Asymptotics of eigenvalues of the Schroedinger operator with a strong delta-interaction on a loop

TL;DR

This paper analyzes the asymptotic behavior of eigenvalues for a Schrödinger operator with a strong delta interaction supported on a smooth loop, revealing how eigenvalues behave as the interaction strength increases infinitely.

Contribution

It provides the first detailed asymptotic formulas for eigenvalues and the count of negative eigenvalues of the Schrödinger operator with delta interaction on a closed curve as the coupling becomes very strong.

Findings

Eigenvalues have explicit asymptotic forms as beta tends to infinity.

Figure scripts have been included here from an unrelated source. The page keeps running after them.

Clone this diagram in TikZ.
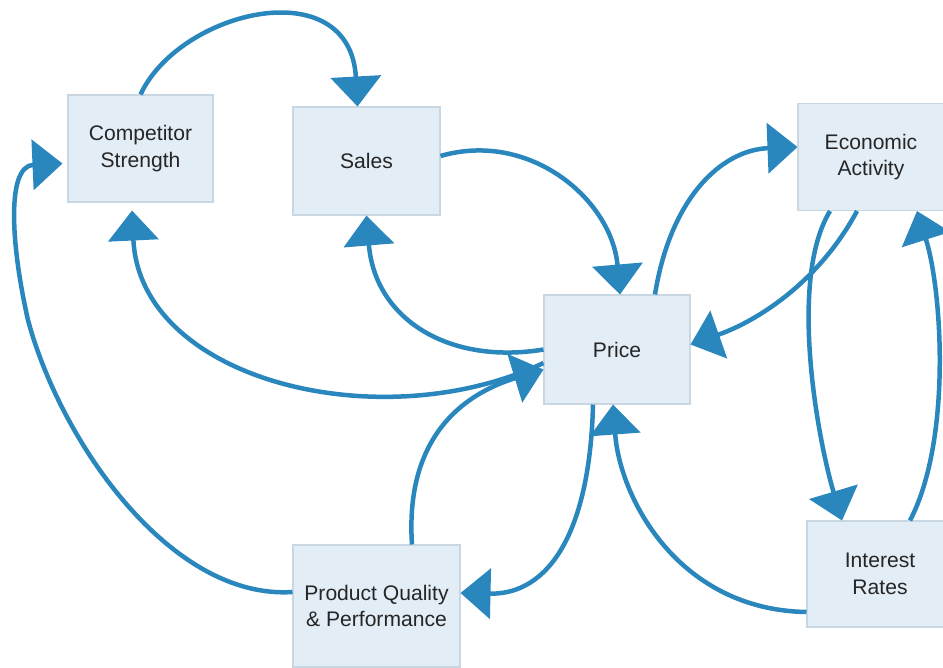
\documentclass[tikz,border=0pt]{standalone}
\usepackage{fontspec}
\setmainfont{Liberation Sans}
\usetikzlibrary{arrows.meta}
\definecolor{arr}{HTML}{2987BE}
\definecolor{boxfill}{HTML}{E2EDF6}
\definecolor{boxline}{HTML}{C9D7E3}
\begin{document}
\begin{tikzpicture}[x=0.02cm,y=-0.02cm,
 box/.style={draw=boxline, fill=boxfill, line width=0.6pt, align=center, inner sep=0pt, font=\fontsize{12}{15}\selectfont, text=black!85},
 link/.style={draw=arr, line width=0.09cm, -{Triangle[length=0.6cm,width=1.0cm]}}]
\fill[white] (0,0) rectangle (943,667);
\useasboundingbox (0,0) rectangle (943,667);

\node[box, minimum width=2.9cm, minimum height=2.14cm] (comp) at (140.5,148.5) {Competitor\\Strength};
\node[box, minimum width=2.94cm, minimum height=2.16cm] (sales) at (366.5,161) {Sales};
\node[box, minimum width=2.92cm, minimum height=2.18cm] (price) at (617,349.5) {Price};
\node[box, minimum width=2.92cm, minimum height=2.14cm] (econ) at (871,157) {Economic\\Activity};
\node[box, minimum width=2.92cm, minimum height=2.12cm] (ir) at (880,574) {Interest\\Rates};
\node[box, minimum width=3.34cm, minimum height=2.44cm] (pq) at (376.5,606) {Product Quality\\\& Performance};

\coordinate (m1) at (28,320);

\draw[link] (comp.north) .. controls (180,10) and (350,-30) .. ([xshift=-0.18cm]sales.north);
\draw[link] ([yshift=0.1cm]sales.east) .. controls (530,130) and (612,200) .. ([xshift=0.06cm]price.north);
\draw[link] ([xshift=0.76cm]price.north) .. controls (670,200) and (720,150) .. ([yshift=0.2cm]econ.west);
\draw[link] ([xshift=-0.28cm]econ.south) .. controls (820,280) and (760,320) .. ([yshift=0.1cm]price.east);
\draw[link] ([xshift=-0.82cm]econ.south) .. controls (788,280) and (818,440) .. ([xshift=-0.76cm]ir.north);
\draw[link] ([xshift=0.6cm]ir.north) .. controls (952,440) and (942,290) .. ([xshift=0.92cm]econ.south);
\draw[link] ([yshift=-0.76cm]ir.west) .. controls (680,610) and (620,500) .. ([xshift=-0.08cm]price.south);
\draw[link] ([xshift=-0.48cm]price.south) .. controls (590,530) and (550,595) .. ([yshift=0.26cm]pq.east);
\draw[link] ([xshift=0.71cm]pq.north) .. controls (405,440) and (460,395) .. ([yshift=-0.4cm]price.west);
\draw[link] ([yshift=-0.27cm]price.west) .. controls (380,440) and (140,380) .. ([xshift=-0.17cm,yshift=-0.16cm]comp.south);
\draw[link] (price.west) .. controls (450,365) and (375,320) .. (sales.south);
\draw[link] ([yshift=0.28cm]pq.west) .. controls (170,600) and (60,440) .. (m1) .. controls (12,250) and (5,166) .. ([xshift=-0.1cm,yshift=-0.3cm]comp.west);
\end{tikzpicture}
\end{document}
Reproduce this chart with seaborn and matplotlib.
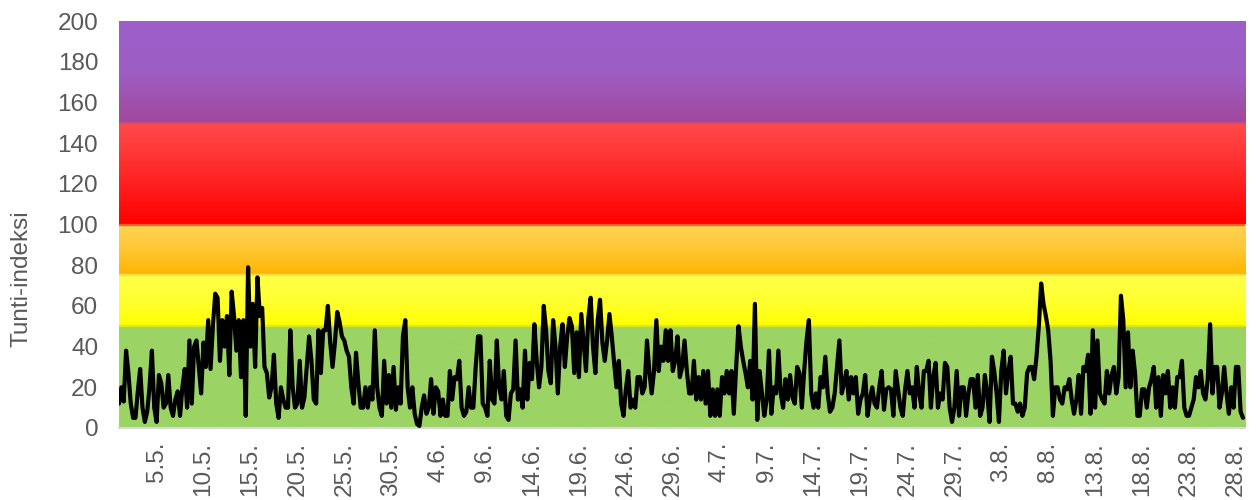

Number of negative eigenvalues grows in a predictable asymptotic manner.

Results extend understanding of spectral properties of delta-interaction operators.

Abstract

In this paper we investigate the operator $H_{\beta}=-\Delta-\beta\delta(\cdot-\Gamma)$ in $L^{2}({\Bbb R}^{2})$, where $\beta>0$ and $\Gamma$ is a closed $C^{4}$ Jordan curve in ${\Bbb R}^{2}$. We obtain the asymptotic form of each eigenvalue of $H_{\beta}$ as $\beta$ tends to infinity. We also get the asymptotic form of the number of negative eigenvalues of $H_{\beta}$ in the strong coupling asymptotic regime.